Rath is charged with four counts of misrepresentation of Indian-produced goods, which is punishable by up to five years in prison. Van Dyke faces two counts of the same crime.

Rath also faces one misdemeanor count of unlawfully possessing golden eagle parts, and one of unlawfully possessing migratory bird parts.

According to charging documents, an employee of Ye Olde Curiosity Shop, which has been in business for more than a century, told investigators that she wrote an artist biography of Rath based on information he provided about his tribal affiliation.

Matthew Steinbrueck, the owner of Raven's Nest Treasure, told investigators that the artists told him they were tribal members and that he believed them, according to the documents. He said he did not knowingly sell counterfeit Indian products.

“I've been doing this on good faith for many years — for more than 30 years,” Steinbrueck told The Associated Press on Friday. “Our whole mission is to represent authentic Native art. We've had more than 100 authentic Native artists. I've always just taken their word for it.”

He said his family had a long appreciation for American Indian culture, dating to when his great-grandfather adopted a tribal member. Steinbrueck's father, Victor Steinbrueck, an architect credited with helping preserve Pike Place Market and Seattle's historic Pioneer Square neighborhood, brought him up to revere Native culture, he said.

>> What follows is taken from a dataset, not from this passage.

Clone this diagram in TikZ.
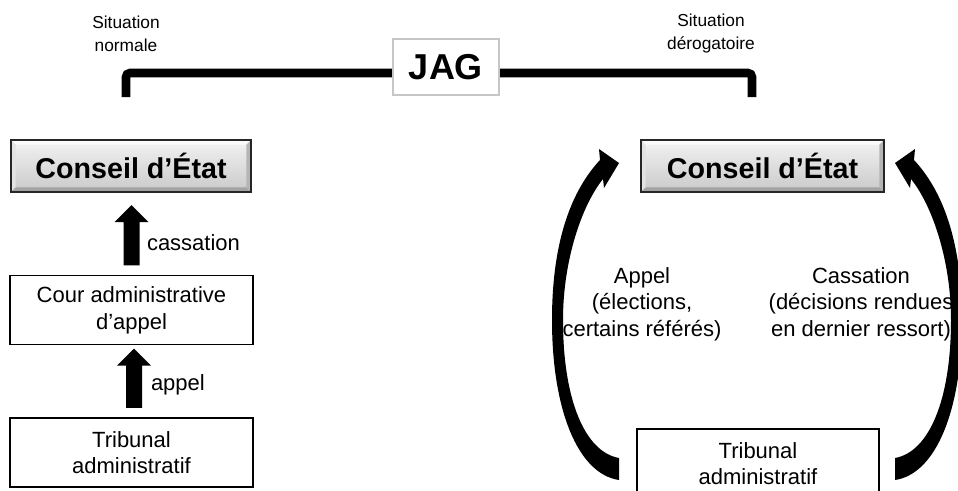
\documentclass[tikz,border=0pt]{standalone}
\usepackage{fontspec}
\setmainfont{Liberation Sans}
\usetikzlibrary{calc}

% straight block arrow pointing up: #1 = foot of the shaft, #2 = tip
\newcommand\blockup[2]{%
  \fill[black] ($(#1)+(-8,0)$) -- ($(#2)+(-8,17)$) -- ($(#2)+(-17,17)$) -- (#2)
    -- ($(#2)+(17,17)$) -- ($(#2)+(8,17)$) -- ($(#1)+(8,0)$) -- cycle;}

% curved block arrow, drawn relative to the centre of its flat tail
\newcommand\curvedarrow{%
  \fill[black] (0,11) .. controls (-41,5) and (-67,-59) .. (-67,-149)
    .. controls (-67,-229) and (-47,-279) .. (-19,-309)
    -- (-20,-320) -- (0,-306) -- (-15,-281) -- (-16,-290)
    .. controls (-37,-264) and (-56,-209) .. (-56,-149)
    .. controls (-56,-69) and (-34,-17) .. (0,-11) -- cycle;}

\tikzset{
  every node/.style={inner sep=0pt, outer sep=0pt},
  body/.style={font=\fontsize{16.5}{20}\selectfont, align=center},
  situ/.style={font=\fontsize{13}{17.2}\selectfont, align=center},
  plainbox/.style={body, draw=black, line width=1.1pt, fill=white,
    minimum width=182.25pt, minimum height=52pt},
  jagbox/.style={draw=gray!45, line width=0.8pt, fill=white,
    minimum width=79.5pt, minimum height=42pt,
    font=\fontsize{27}{30}\selectfont\bfseries},
  bracket/.style={line width=6.4pt, rounded corners=3pt},
  ce/.style={draw=black!85, line width=1.3pt,
    top color=gray!10, bottom color=gray!42,
    minimum height=39pt,
    font=\fontsize{21.5}{24}\selectfont\bfseries,
    path picture={
      \path (path picture bounding box.north west) coordinate (bvnw)
            (path picture bounding box.north east) coordinate (bvne)
            (path picture bounding box.south east) coordinate (bvse)
            (path picture bounding box.south west) coordinate (bvsw);
      \fill[gray!4] (bvnw) -- (bvne) -- ($(bvne)+(-3.5pt,-3.5pt)$)
        -- ($(bvnw)+(3.5pt,-3.5pt)$) -- cycle;
      \fill[gray!22] (bvnw) -- ($(bvnw)+(3.5pt,-3.5pt)$)
        -- ($(bvsw)+(3.5pt,3.5pt)$) -- (bvsw) -- cycle;
      \fill[gray!58] (bvne) -- (bvse) -- ($(bvse)+(-3.5pt,3.5pt)$)
        -- ($(bvne)+(-3.5pt,-3.5pt)$) -- cycle;
      \fill[gray!72] (bvsw) -- (bvse) -- ($(bvse)+(-3.5pt,3.5pt)$)
        -- ($(bvsw)+(3.5pt,3.5pt)$) -- cycle;
    }},
}

\begin{document}
\begin{tikzpicture}[x=0.75pt, y=-0.75pt]
\useasboundingbox (0,0) rectangle (958,490);
\clip (0,0) rectangle (958,490);

% heading: JAG over its two situations
\coordinate (brL) at (126,97);
\coordinate (brR) at (752,97);
\draw[bracket] (brL) |- ($(brR)+(0,-24)$) -- (brR);
\node[jagbox] (jag) at (446,67) {JAG};
\node[situ] (sitN) at (126,33.5) {Situation\\normale};
\node[situ] (sitD) at (711,33.5) {Situation\\dérogatoire};

% left column: ordinary route
\node[ce, minimum width=180pt] (ceL) at (131,166) {Conseil d’État};
\node[plainbox] (cour) at (131.5,310) {Cour administrative\\d’appel};
\node[plainbox] (tribL) at (131.5,452.5) {Tribunal\\administratif};

\coordinate (casB) at ($(cour.north)+(0,-10)$);
\coordinate (casT) at ($(casB |- ceL.south)+(0,13)$);
\blockup{casB}{casT}
\node[body, anchor=west] (lcas) at (147,243) {cassation};

\coordinate (appB) at ($(tribL.north)+(2.5,-10)$);
\coordinate (appT) at ($(appB |- cour.south)+(0,4)$);
\blockup{appB}{appT}
\node[body, anchor=west] (lapp) at (151,385) {appel};

% right column: derogatory route
\node[ce, minimum width=182.25pt] (ceR) at (762.5,166) {Conseil d’État};
\node[plainbox, minimum width=181.5pt] (tribR) at (758,463.5) {Tribunal\\administratif};

\coordinate (apTail) at ($(tribR.west)+(-18,5.5)$);
\coordinate (caTail) at ($(tribR.east)+(16,5.5)$);
\begin{scope}[shift={(apTail)}]
  \curvedarrow
\end{scope}
\begin{scope}[shift={(caTail)}, xscale=-1]
  \curvedarrow
\end{scope}

\node[body] (lAppel) at (642,304) {Appel\\(élections,\\certains référés)};
\node[body] (lCass) at (861,304) {Cassation\\(décisions rendues\\en dernier ressort)};
\end{tikzpicture}
\end{document}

Van Dyke told investigators that it was Steinbrueck's idea to represent his work as Native American.

Steinbrueck denied that, saying Van Dyke appeared to be trying to lessen his own culpability. He called Van Dyke “a fabulous carver” who made art in the style of his wife's Alaska Native tribe, including pendants carved from fossilized mammoth or walrus ivory.

Neither Ye Olde Curiosity Shop nor Raven's Nest has been charged in the case.

Gabriel Galanda, an Indigenous rights attorney in Seattle who belongs to the Round Valley Tribes of Northern California, said that if shops offer products as Native-produced, they should be verifying the heritage of the creators, such as by examining tribal enrollment cards or federal certificates of Indian blood.

“There has to be some diligence done by these galleries,” Galanda said.